Route information
- Length: 85.63 km (53.21 mi)
- Existed: 2007–present

Location
- Country: China

Highway system
- National Trunk Highway System; Primary; Auxiliary; National Highways; Transport in China;
| ← G1503 |  | → G1505 |

= G1504 Ningbo Ring Expressway =

Road in Ningbo, China

The Ningbo Ring Expressway (宁波绕城高速公路), designated as G1504, is ring expressway in Ningbo, Zhejiang, China. The Ningbo Ring Expressway is composed of east and west sections, with a total length of 85.63 kilometers and features 17 interchanges, 13 toll stations and 1 service area. The whole expressway was opened to traffic on 28 December 2011. It is known as the "golden ring line" of Ningbo.

==Overview==
===West section===
The west section of Ningbo Ring Expressway starts from Luotuo Street, Yanjiaqiao Village, Zhenhai District, and ends at Jiangshan Town, Yinzhou District, passing through Haishu District and Fenghua District, with a total length of 42.135 kilometers.
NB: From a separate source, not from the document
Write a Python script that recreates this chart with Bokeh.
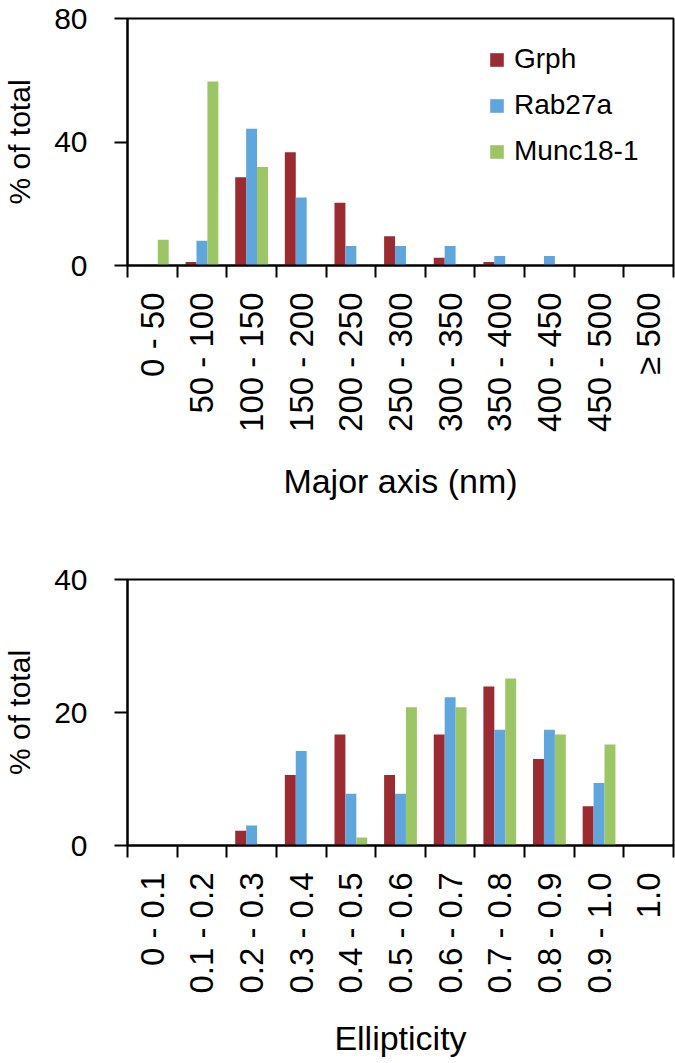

It opened to traffic on 26 December 2007

===East section===
The eastern section of Ningbo Ring Expressway starts from Jiangshan Town, Yinzhou District, passes through Beilun District, and ends at Luotuo Street, Yanjiaqiao Village, Zhenhai District connected to the west section. Among them, the section from Baoguo Temple to Linjiang was opened to traffic ahead of schedule on 31 December 2010 while the rest of the east section opened to traffic on 28 December 2011 after the completion of the Qingshuipu Bridge.